#### Dataset content:
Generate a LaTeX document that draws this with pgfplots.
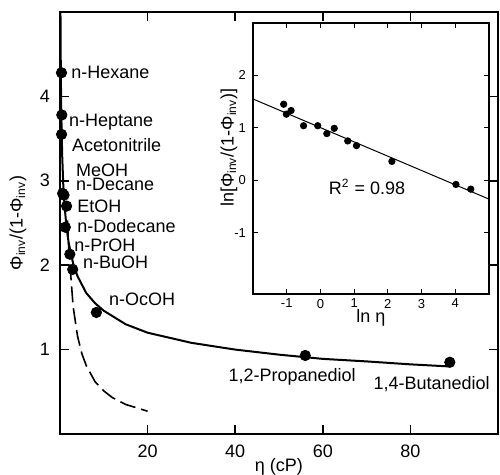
\documentclass[border=0pt]{standalone}
\usepackage{fontspec}
\setmainfont{Liberation Sans}
\usepackage{pgfplots}
\pgfplotsset{compat=1.18}
\begin{document}
\begin{tikzpicture}[font=\fontsize{9}{10.8}\selectfont]
\begin{axis}[
  at={(0,0)}, anchor=south west, scale only axis,
  width=219pt, height=211pt,
  xmin=0, xmax=100, ymin=0, ymax=5,
  xtick={20,40,60,80}, ytick={1,2,3,4},
  tick align=inside, major tick length=4.5pt,
  axis line style={line width=1pt},
  tick style={line width=0.8pt, black},
  /pgf/number format/assume math mode=true,
  ticklabel style={font=\fontsize{9}{10}\selectfont},
  xticklabel style={yshift=-2pt},
  yticklabel style={xshift=-1.5pt},
  xlabel={η (cP)},
  ylabel={Φ\textsubscript{inv}/(1-Φ\textsubscript{inv})},
  xlabel style={at={(axis description cs:0.5,-0.078)}, anchor=center},
  ylabel style={at={(axis description cs:-0.096,0.5)}, anchor=center},
  clip=false,
]
% solid curve
\addplot[black, line width=1pt] coordinates {
 (0.11,4.99) (0.15,4.58) (0.2,4.23) (0.3,3.79) (0.5,3.30) (0.75,2.95) (1,2.73)
 (1.5,2.44) (2,2.26) (3,2.02) (4,1.87) (6,1.67) (8,1.55) (10,1.46) (15,1.30)
 (20,1.20) (30,1.08) (40,1.00) (50,0.94) (60,0.89) (70,0.86) (80,0.825) (89,0.80)
};
% dashed curve
\addplot[black, line width=0.8pt, dash pattern=on 8pt off 3pt] coordinates {
 (1.7,2.53) (2,2.19) (3,1.51) (4,1.16) (5,0.95) (6,0.81)
 (8,0.62) (10,0.51) (12,0.43) (15,0.35) (20,0.27)
};
% data points
\addplot[only marks, mark=*, mark size=2.6pt, black] coordinates {
 (0.34,4.28) (0.42,3.78) (0.36,3.55) (0.61,2.85) (0.92,2.83) (1.5,2.70)
 (1.21,2.45) (2.25,2.13) (2.9,1.95) (8.3,1.44) (56,0.93) (89,0.85)
};
\begin{scope}[every node/.style={anchor=west, inner sep=0pt}]
\node at (axis cs:2.5,4.29) {n-Hexane};
\node at (axis cs:2.0,3.70) {n-Heptane};
\node at (axis cs:2.7,3.42) {Acetonitrile};
\node at (axis cs:3.6,3.12) {MeOH};
\node at (axis cs:3.6,2.96) {n-Decane};
\node at (axis cs:3.9,2.70) {EtOH};
\node at (axis cs:3.9,2.46) {n-Dodecane};
\node at (axis cs:3.2,2.24) {n-PrOH};
\node at (axis cs:5.2,2.03) {n-BuOH};
\node at (axis cs:11.1,1.59) {n-OcOH};
\node at (axis cs:38.4,0.68) {1,2-Propanediol};
\node at (axis cs:71.5,0.59) {1,4-Butanediol};
\end{scope}
\end{axis}
\begin{axis}[
  at={(96.5pt,70pt)}, anchor=south west, scale only axis,
  width=118pt, height=135.5pt,
  xmin=-2, xmax=5, ymin=-2.17, ymax=3,
  axis background/.style={fill=white},
  xtick={-1,0,1,2,3,4}, xticklabels={-1,0,1,2,3,4},
  ytick={-1,0,1,2}, yticklabels={-1,0,1,2},
  tick align=inside, major tick length=2.5pt,
  axis line style={line width=0.8pt},
  tick style={line width=0.6pt, black},
  ticklabel style={font=\fontsize{6.5}{7}\selectfont},
  xticklabel style={yshift=1pt},
  xlabel={ln η},
  ylabel={ln[Φ\textsubscript{inv}/(1-Φ\textsubscript{inv})]},
  xlabel style={at={(axis description cs:0.5,-0.089)}, anchor=center},
  ylabel style={at={(axis description cs:-0.102,0.54)}, anchor=center},
]
\addplot[black, line width=0.5pt] coordinates {(-2,1.55) (5,-0.36)};
\addplot[only marks, mark=*, mark size=1.6pt, black] coordinates {
 (-1.09,1.45) (-1.01,1.26) (-0.87,1.33) (-0.50,1.04) (-0.08,1.04) (0.19,0.89)
 (0.41,0.99) (0.81,0.75) (1.07,0.66) (2.12,0.36) (4.02,-0.08) (4.46,-0.17)
};
\node at (axis cs:1.38,-0.13) {R\textsuperscript{2} = 0.98};
\end{axis}
\pgfresetboundingbox
\path[use as bounding box] (-30pt,-20.5pt) rectangle (220pt,217pt);
\end{tikzpicture}
\end{document}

#### Exercise prompt:
Copy the listing exactly. Any image in it stays out of the copy.

#### Written solution:
Generate a LaTeX document that draws this with pgfplots.
\documentclass[border=0pt]{standalone}
\usepackage{fontspec}
\setmainfont{Liberation Sans}
\usepackage{pgfplots}
\pgfplotsset{compat=1.18}
\begin{document}
\begin{tikzpicture}[font=\fontsize{9}{10.8}\selectfont]
\begin{axis}[
  at={(0,0)}, anchor=south west, scale only axis,
  width=219pt, height=211pt,
  xmin=0, xmax=100, ymin=0, ymax=5,
  xtick={20,40,60,80}, ytick={1,2,3,4},
  tick align=inside, major tick length=4.5pt,
  axis line style={line width=1pt},
  tick style={line width=0.8pt, black},
  /pgf/number format/assume math mode=true,
  ticklabel style={font=\fontsize{9}{10}\selectfont},
  xticklabel style={yshift=-2pt},
  yticklabel style={xshift=-1.5pt},
  xlabel={η (cP)},
  ylabel={Φ\textsubscript{inv}/(1-Φ\textsubscript{inv})},
  xlabel style={at={(axis description cs:0.5,-0.078)}, anchor=center},
  ylabel style={at={(axis description cs:-0.096,0.5)}, anchor=center},
  clip=false,
]
% solid curve
\addplot[black, line width=1pt] coordinates {
 (0.11,4.99) (0.15,4.58) (0.2,4.23) (0.3,3.79) (0.5,3.30) (0.75,2.95) (1,2.73)
 (1.5,2.44) (2,2.26) (3,2.02) (4,1.87) (6,1.67) (8,1.55) (10,1.46) (15,1.30)
 (20,1.20) (30,1.08) (40,1.00) (50,0.94) (60,0.89) (70,0.86) (80,0.825) (89,0.80)
};
% dashed curve
\addplot[black, line width=0.8pt, dash pattern=on 8pt off 3pt] coordinates {
 (1.7,2.53) (2,2.19) (3,1.51) (4,1.16) (5,0.95) (6,0.81)
 (8,0.62) (10,0.51) (12,0.43) (15,0.35) (20,0.27)
};
% data points
\addplot[only marks, mark=*, mark size=2.6pt, black] coordinates {
 (0.34,4.28) (0.42,3.78) (0.36,3.55) (0.61,2.85) (0.92,2.83) (1.5,2.70)
 (1.21,2.45) (2.25,2.13) (2.9,1.95) (8.3,1.44) (56,0.93) (89,0.85)
};
\begin{scope}[every node/.style={anchor=west, inner sep=0pt}]
\node at (axis cs:2.5,4.29) {n-Hexane};
\node at (axis cs:2.0,3.70) {n-Heptane};
\node at (axis cs:2.7,3.42) {Acetonitrile};
\node at (axis cs:3.6,3.12) {MeOH};
\node at (axis cs:3.6,2.96) {n-Decane};
\node at (axis cs:3.9,2.70) {EtOH};
\node at (axis cs:3.9,2.46) {n-Dodecane};
\node at (axis cs:3.2,2.24) {n-PrOH};
\node at (axis cs:5.2,2.03) {n-BuOH};
\node at (axis cs:11.1,1.59) {n-OcOH};
\node at (axis cs:38.4,0.68) {1,2-Propanediol};
\node at (axis cs:71.5,0.59) {1,4-Butanediol};
\end{scope}
\end{axis}
\begin{axis}[
  at={(96.5pt,70pt)}, anchor=south west, scale only axis,
  width=118pt, height=135.5pt,
  xmin=-2, xmax=5, ymin=-2.17, ymax=3,
  axis background/.style={fill=white},
  xtick={-1,0,1,2,3,4}, xticklabels={-1,0,1,2,3,4},
  ytick={-1,0,1,2}, yticklabels={-1,0,1,2},
  tick align=inside, major tick length=2.5pt,
  axis line style={line width=0.8pt},
  tick style={line width=0.6pt, black},
  ticklabel style={font=\fontsize{6.5}{7}\selectfont},
  xticklabel style={yshift=1pt},
  xlabel={ln η},
  ylabel={ln[Φ\textsubscript{inv}/(1-Φ\textsubscript{inv})]},
  xlabel style={at={(axis description cs:0.5,-0.089)}, anchor=center},
  ylabel style={at={(axis description cs:-0.102,0.54)}, anchor=center},
]
\addplot[black, line width=0.5pt] coordinates {(-2,1.55) (5,-0.36)};
\addplot[only marks, mark=*, mark size=1.6pt, black] coordinates {
 (-1.09,1.45) (-1.01,1.26) (-0.87,1.33) (-0.50,1.04) (-0.08,1.04) (0.19,0.89)
 (0.41,0.99) (0.81,0.75) (1.07,0.66) (2.12,0.36) (4.02,-0.08) (4.46,-0.17)
};
\node at (axis cs:1.38,-0.13) {R\textsuperscript{2} = 0.98};
\end{axis}
\pgfresetboundingbox
\path[use as bounding box] (-30pt,-20.5pt) rectangle (220pt,217pt);
\end{tikzpicture}
\end{document}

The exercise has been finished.